Había otra broma que le gustaba repetir, subrayándola con una carcajada: “Las cosas ilegales las hacemos muy rápido; las inconstitucionales tardan más tiempo”. Ilegalmente, sin notificarlo siquiera al Congreso, Richard Nixon y Henry Kissinger decidieron en 1969 que para detener los canales de suministro desde Vietnam del Norte hasta los guerrilleros del Sur había que bombardear Camboya, país limítrofe que se había mantenido en paz. Camboya era hasta entonces una tierra apacible, con agricultura próspera e inmensa riqueza natural, de una extensión que es algo menos de la mitad de España. Entre 1969 y 1970, la aviación americana, bajo las órdenes directas de Nixon y Kissinger, lanzó sobre Camboya más bombas que sobre Alemania en toda la II Guerra Mundial. El sonriente estratega buscaría con sus gafas de miope las pequeñas señales de los bombardeos sobre el mapa en colores de un país tan pequeño que costaba distinguirlo en la bola del mundo. El número de muertos y la escala de la destrucción fueron incalculables. Del trastorno y el desorden provocados por los bombardeos derivó luego la toma del poder de los jemeres rojos, que en dos años, y ante la indiferencia internacional, impusieron un régimen de alucinado fanatismo comunista que costó dos millones de vidas, entre una quinta parte y el tercio de la población, según los cálculos de Amnistía Internacional.
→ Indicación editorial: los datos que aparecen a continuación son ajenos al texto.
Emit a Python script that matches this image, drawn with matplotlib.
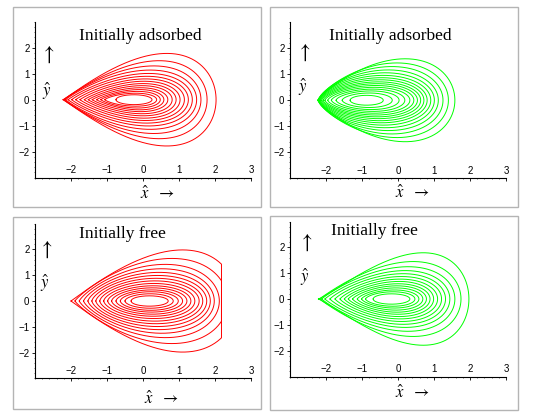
import numpy as np
import matplotlib.pyplot as plt
from matplotlib.patches import Rectangle
from matplotlib.ticker import MultipleLocator

plt.rcParams['mathtext.fontset'] = 'stix'

# --- contour data (one entry per closed curve, inner -> outer)
# left tip, right end, half height and x of the widest point

# top left, red, initially adsorbed
p1_left = [-0.75, -1.06, -1.17, -1.29, -1.41, -1.52, -1.63, -1.75, -1.87, -1.98, -2.08, -2.15, -2.19, -2.21, -2.22]
p1_right = [0.25, 0.38, 0.48, 0.58, 0.69, 0.81, 0.92, 1.03, 1.15, 1.26, 1.37, 1.49, 1.61, 1.78, 2.03]
p1_height = [0.19, 0.25, 0.32, 0.39, 0.46, 0.54, 0.62, 0.71, 0.80, 0.90, 1.01, 1.14, 1.30, 1.50, 1.78]
p1_peak = [-0.25, -0.2, -0.15, -0.1, -0.07, -0.03, 0.0, 0.03, 0.07, 0.1, 0.15, 0.2, 0.3, 0.45, 0.66]

# top right, green, initially adsorbed
p2_left = [-1.33, -1.55, -1.72, -1.85, -1.95, -2.03, -2.08, -2.12, -2.15, -2.17, -2.19, -2.20, -2.21, -2.22, -2.22, -2.23]
p2_right = [-0.41, -0.16, 0.03, 0.19, 0.33, 0.44, 0.54, 0.63, 0.72, 0.81, 0.91, 1.01, 1.12, 1.25, 1.40, 1.58]
p2_height = [0.19, 0.28, 0.36, 0.43, 0.50, 0.57, 0.64, 0.71, 0.79, 0.87, 0.96, 1.06, 1.17, 1.30, 1.44, 1.60]
p2_peak = [-0.87, -0.8, -0.75, -0.7, -0.66, -0.62, -0.58, -0.54, -0.5, -0.46, -0.41, -0.35, -0.27, -0.17, -0.03, 0.2]

# bottom left, red, initially free (outer curves cut off at the right)
p3_left = [-0.33, -0.50, -0.63, -0.75, -0.87, -0.98, -1.09, -1.20, -1.31, -1.42, -1.53, -1.65, -1.77, -1.89, -2.0]
p3_right = [0.70, 0.84, 0.98, 1.10, 1.22, 1.33, 1.44, 1.56, 1.66, 1.77, 1.87, 1.98, 2.12, 2.35, 2.60]
p3_height = [0.20, 0.28, 0.36, 0.43, 0.51, 0.59, 0.68, 0.78, 0.88, 0.99, 1.11, 1.25, 1.42, 1.65, 1.98]
p3_peak = [0.18, 0.2, 0.22, 0.24, 0.26, 0.28, 0.3, 0.33, 0.36, 0.4, 0.45, 0.52, 0.62, 0.8, 1.1]
p3_cut = 2.18

# bottom right, green, initially free
p4_left = [-0.69, -0.90, -1.01, -1.13, -1.26, -1.38, -1.49, -1.61, -1.75, -1.89, -2.03, -2.12, -2.18, -2.21]
p4_right = [0.33, 0.47, 0.58, 0.69, 0.79, 0.89, 0.99, 1.10, 1.21, 1.32, 1.44, 1.58, 1.75, 1.97]
p4_height = [0.20, 0.28, 0.35, 0.43, 0.51, 0.59, 0.68, 0.77, 0.87, 0.98, 1.10, 1.25, 1.45, 1.79]
p4_peak = [-0.18, -0.14, -0.1, -0.06, -0.03, 0.0, 0.03, 0.06, 0.1, 0.14, 0.2, 0.28, 0.42, 0.7]

titles = ['Initially adsorbed', 'Initially adsorbed', 'Initially free', 'Initially free']
x_ticks = [-2, -1, 0, 1, 2, 3]
y_ticks = [-2, -1, 0, 1, 2]

W, H = 545, 413
fig = plt.figure(figsize=(5.45, 4.13), dpi=100)


def fx(px):
    return px / W


def fy(py):
    return 1 - py / H


def teardrop(L, R, h, peak, n=600):
    # closed curve, pointed at L, round at R, widest at x=peak
    t = np.linspace(0, 1, n)
    s = (1 - np.cos(np.pi * t)) / 2
    sp = (peak - L) / (R - L)
    p = 0.5 * sp / (1 - sp)
    f = s ** p * np.sqrt(1 - s)
    f = f / f.max()
    x = L + (R - L) * s
    y = h * f
    return np.concatenate([x, x[::-1]]), np.concatenate([y, -y[::-1]])


# panel layout in pixels: box (l, t, r, b), axes (l, t, r, b), title centre, label spots
panels = [
    dict(box=(13, 7, 261, 207), ax=(35, 21.7, 251, 177.7), title=(140, 36),
         up=(47, 55), yhat=(47, 91), xhat=(140, 194),
         data=(p1_left, p1_right, p1_height, p1_peak), color='#ff0000', cut=None),
    dict(box=(270, 7, 518, 207), ax=(290, 22.5, 506, 178), title=(390, 36),
         up=(303, 53), yhat=(303, 87), xhat=(395, 193),
         data=(p2_left, p2_right, p2_height, p2_peak), color='#00ff00', cut=None),
    dict(box=(13, 217, 261, 409), ax=(35, 223.6, 251, 378.4), title=(122, 234),
         up=(45, 250), yhat=(45, 283), xhat=(144, 399),
         data=(p3_left, p3_right, p3_height, p3_peak), color='#ff0000', cut=p3_cut),
    dict(box=(270, 216, 518, 410), ax=(290, 221.5, 506, 376.5), title=(374, 231),
         up=(305, 243), yhat=(305, 277), xhat=(395, 393),
         data=(p4_left, p4_right, p4_height, p4_peak), color='#00ff00', cut=None),
]

for i, pn in enumerate(panels):
    bl, bt, br, bb = pn['box']
    fig.patches.append(Rectangle((fx(bl), fy(bb)), (br - bl) / W, (bb - bt) / H,
                                 transform=fig.transFigure, fill=False,
                                 edgecolor='#b4b4b4', lw=1.0))
    al, at, ar, ab = pn['ax']
    ax = fig.add_axes([fx(al), fy(ab), (ar - al) / W, (ab - at) / H])
    ax.patch.set_alpha(0)

    lefts, rights, heights, peaks = pn['data']
    for L, R, h, pk in zip(lefts, rights, heights, peaks):
        x, y = teardrop(L, R, h, pk)
        if pn['cut'] is not None:
            x = np.minimum(x, pn['cut'])
        ax.plot(x, y, color=pn['color'], lw=0.7)

    ax.set_xlim(-3, 3)
    ax.set_ylim(-3, 3)
    for s in ['top', 'right']:
        ax.spines[s].set_visible(False)
    for s in ['left', 'bottom']:
        ax.spines[s].set_linewidth(0.8)
    ax.set_xticks(x_ticks)
    ax.set_yticks(y_ticks)
    ax.xaxis.set_minor_locator(MultipleLocator(0.2))
    ax.yaxis.set_minor_locator(MultipleLocator(0.2))
    ax.tick_params(which='major', direction='out', length=2.5, width=0.6,
                   labelsize=7, labelfontfamily='Liberation Sans')
    ax.tick_params(which='minor', direction='out', length=1.0, width=0.4)
    ax.tick_params(axis='x', which='major', pad=-11.5)
    ax.tick_params(axis='y', which='major', pad=1.5)

    fig.text(fx(pn['title'][0]), fy(pn['title'][1]), titles[i], ha='center', va='center',
             fontsize=12.5, family='Liberation Serif')
    fig.text(fx(pn['up'][0]), fy(pn['up'][1]), '$\\uparrow$', ha='center', va='center',
             fontsize=15)
    fig.text(fx(pn['yhat'][0]), fy(pn['yhat'][1]), '$\\hat{y}$', ha='center', va='center',
             fontsize=12)
    fig.text(fx(pn['xhat'][0]), fy(pn['xhat'][1]), '$\\hat{x}\\ \\ \\rightarrow$', ha='left',
             va='center', fontsize=12)

fig.savefig('out.png', dpi=100)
Nixon, manchado por la vergüenza del Watergate, abandonó la presidencia en 1974, pero Kissinger, sin perder ni el prestigio ni la sonrisa, siguió como consejero de Seguridad Nacional y secretario de Estado con Gerald Ford, de modo que tuvo tiempo para favorecer otra masacre, también ya olvidada, en otro lugar difícil de distinguir en los mapas. En 1975, con su autorización expresa, el régimen militar de Indonesia invadió la antigua colonia portuguesa de Timor Oriental, con el ya conocido pretexto de que se avecinaba en ella una revolución comunista, y con un balance aproximado de cien mil muertos, muchos de ellos por hambre, la mayor parte ejecutados a sangre fría.
El poder, sin duda, es el mayor afrodisiaco. También proporciona los grandes beneficios de la impunidad y de la amnesia. Hombres de cierta edad que visten muy parecido, tienen aficiones semejantes y se conocen desde hace mucho tiempo conversan en voz baja y hasta se dicen cosas al oído, y al otro lado del mundo un país entero es arrasado por las bombas, y hombres y mujeres inocentes son pasados a cuchillo o torturados hasta la muerte en prisiones clandestinas. Jefes de gobierno y presidentes de corporaciones acudían sigilosamente a la oficina particular del viejo Henry Kissinger y le pagaban millones a cambio de consejos para sus maniobras internacionales, murmurados como oráculos en el acento alemán que no perdió nunca.
Si le dieron el premio Nobel de la Paz, no será inverosímil que alguna vez se lo den también a Benjamín Netanyahu.